Southern California Striders


The Southern California Striders is a track and field athletics club based in Los Angeles, California. From its foundation in 1955 through the 1980s it was an elite club producing numerous national and Olympic champions. For a time in the 1970s it was called the Tobias Striders for sponsorship reasons. From the 1990s to 2006 the club was restricted to masters athletics and still produces national champions in older age classes. After 2006 it became a nonprofit open to all ages.

History

The club was formed originally in the fall of 1955 by five elite athletes; Olympic multiple Gold Medalists Mal Whitfield, George Rhoden, silver medalist Meredith C."Flash" Gourdine, NCAA Champions Lang Stanley, and George Brown. In its day it laid claim to being "largest and strongest multiracial track-and-field club in the history of the sport." They were also called a collection "America’s finest Olympic Track and Field Stars."
Between 1957 and 1965 the team won 8 AAU National Team Championships by attracting a who's who of elite track athletes of the day. Among the people to wear the Striders uniform were: Rafer Johnson, Ralph Boston, Bill Toomey, Mike Larrabee, Bob Seagren John Rambo, John Smith, Fortune Gordien, Ronnie Ray Smith, Larry Stewart, Marshall Clark, Otis Burrell, Charles Dumas, Ed Caruthers, Bob Avant, Leon Coleman, Don Quarrie, Adolph Plummer, Chuck Smith, Ulis Williams, Rex Cawley, Wayne Collett, Ralph Mann, Ron Whitney, Geoff Vanderstock, Jim Cerveny, Jim Dupree, Jerome Walters, Bob Seaman, Paul Wilson, Ron Morris, Dick Railsback, John Pennel, Dave Volz, Art Walker, Parry O'Brien, Dallas Long, Peter Shmock Rink Babka, Ben Plucknett, Ed Burke, Hal Connolly Larry Young,
Mike Manley and
Max Truex. All were USA National Champions, most were also Olympians across the full range of disciplines in the sport. The last of these National Champions appears to be Ben Plucknett, winning his championship in 1981. Plucknett set the still standing United States record in the Discus while wearing the Southern California Striders uniform.
At the 1978 Sun Devil Relays, USC Trojans set a 4 × 200 m world record despite losing to the Tobias Striders: the Striders' mark was ineligible as a record because the team was of mixed nationality: Guy Abrahams, Michael Simmons, Don Quarrie, and James Gilkes. By 1980 Tobias Striders had absorbed Angel's Flight Striders and resumed the name SoCal Striders.
With the egalitarian attitude professed at its inception, the team catered almost exclusively to male athletes.
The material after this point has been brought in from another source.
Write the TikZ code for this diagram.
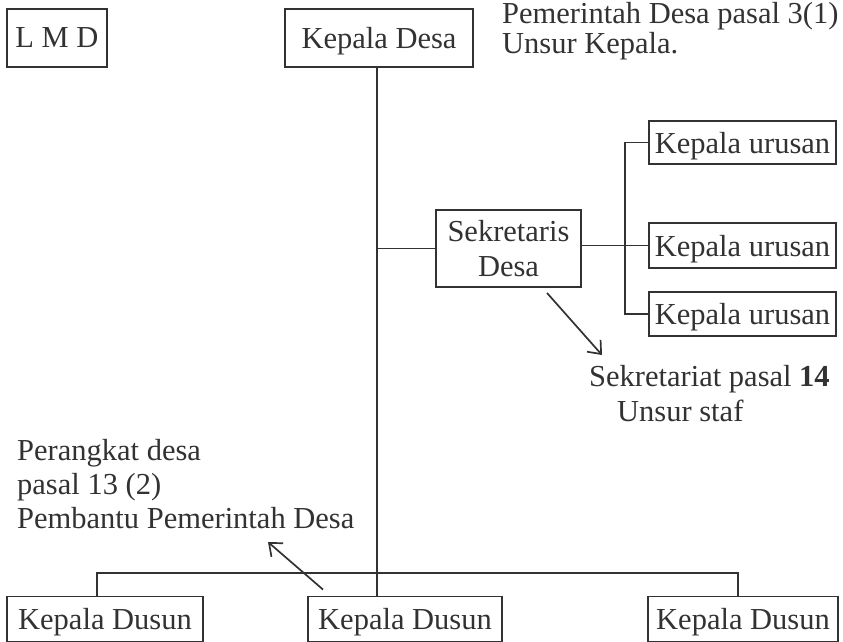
\documentclass[tikz,border=0pt]{standalone}
\usepackage{fontspec}
\setmainfont{Liberation Serif}
\usetikzlibrary{arrows.meta}
\definecolor{ink}{RGB}{50,50,50}
\begin{document}
\begin{tikzpicture}[x=1pt,y=-1pt,
  every node/.style={font=\fontsize{30.5}{34}\selectfont, text=ink, inner sep=0pt},
  box/.style={draw=ink, line width=1.9pt, align=center},
  onebox/.style={box, text depth=0pt},
  conn/.style={draw=ink, line width=1.7pt},
  arr/.style={conn, -{Straight Barb[length=11pt,width=18pt,line width=1.7pt]}},
  note/.style={align=left, anchor=base west}]
\useasboundingbox (0,0) rectangle (843,642);
% boxes
\node[onebox, minimum width=100pt, minimum height=58pt] (lmd) at (57,38) {L M D};
\node[onebox, minimum width=188pt, minimum height=58pt] (kd) at (379,38) {Kepala Desa};
\node[box, minimum width=145pt, minimum height=77pt, font=\fontsize{30.5}{35}\selectfont] (sek) at (508.5,248.5) {Sekretaris\\Desa};
\node[onebox, minimum width=187pt, minimum height=43pt] (ku1) at (742.5,142.5) {Kepala urusan};
\node[onebox, minimum width=187pt, minimum height=45pt] (ku2) at (742.5,245.5) {Kepala urusan};
\node[onebox, minimum width=187pt, minimum height=44pt] (ku3) at (742.5,314) {Kepala urusan};
\node[onebox, minimum width=196pt, minimum height=45pt] (dus1) at (105,619) {Kepala Dusun};
\node[onebox, minimum width=194pt, minimum height=45pt] (dus2) at (405,619) {Kepala Dusun};
\node[onebox, minimum width=190pt, minimum height=45pt] (dus3) at (743,619) {Kepala Dusun};
% notes (anchored at the baseline of their last line)
\node[note, font=\fontsize{30.5}{29}\selectfont] (tr) at (502,53) {Pemerintah Desa pasal 3(1)\\Unsur Kepala.};
\node[note, font=\fontsize{30.5}{35}\selectfont] (st) at (589,421) {Sekretariat pasal \textbf{14}\\\hspace*{28pt}Unsur staf};
\node[note, font=\fontsize{30.5}{34}\selectfont] (pd) at (17,528) {Perangkat desa\\pasal 13 (2)\\Pembantu Pemerintah Desa};
% helper coordinates
\coordinate (mx) at (377,0);
\coordinate (bx) at (625,0);
\coordinate (bl) at (97,573);
\coordinate (br) at (738,573);
\coordinate (a1) at (602,355);
\coordinate (a2) at (268,542);
% connectors
\draw[conn] (kd.south -| mx) -- (dus2.north -| mx);
\draw[conn] (sek.west) -- (sek.west -| mx);
\draw[conn] (sek.east |- ku2.west) -- (ku2.west);
\draw[conn] (ku1.west) -- (ku1.west -| bx) -- (ku3.west -| bx) -- (ku3.west);
\draw[conn] (dus1.north -| bl) -- (bl) -- (br) -- (dus3.north -| br);
\draw[arr] ([shift={(38.5,5)}]sek.south) -- (a1);
\draw[arr] ([shift={(-82,-6)}]dus2.north) -- (a2);
\end{tikzpicture}
\end{document}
This is because in the era of their successes, prior to Title IX, women athletes were not common and usually segregated.
The President of the Striders during the 60's was Dr. Jerry Bornstein, who put together a team of fellow doctors to provide medical care, and sometimes airline tickets, for the athletes out of their own pockets. Doctors Whitmore, Silver, Mels and Barnes and trainer Paul Schechter were part of this team. Now retired, Dr. Bornstein continues to be involved in sports medicine leading the team of athletic trainers at LAUSD sporting events.
Just as the team had the finest talent, it also attracted the finest coaches. Several people have laid claim to coaching the team. Charlie Coker joined in 1962. Joe Mangan also coached for the team. Later John Bork became the Coach and Athletic Director Other coaches and managers included Pete Petersons, Hank Erlich, Carl Ito, and Whitey Taylor.
The club continues today, primarily in Masters track and field, though some elite athletes continue to represent the team. The club now has a sizable female membership and the club's president for the better part of a decade was female Masters World Champion Brenda Matthews.
The club hosts an annual meet, the Southern California Striders Meet of Champions.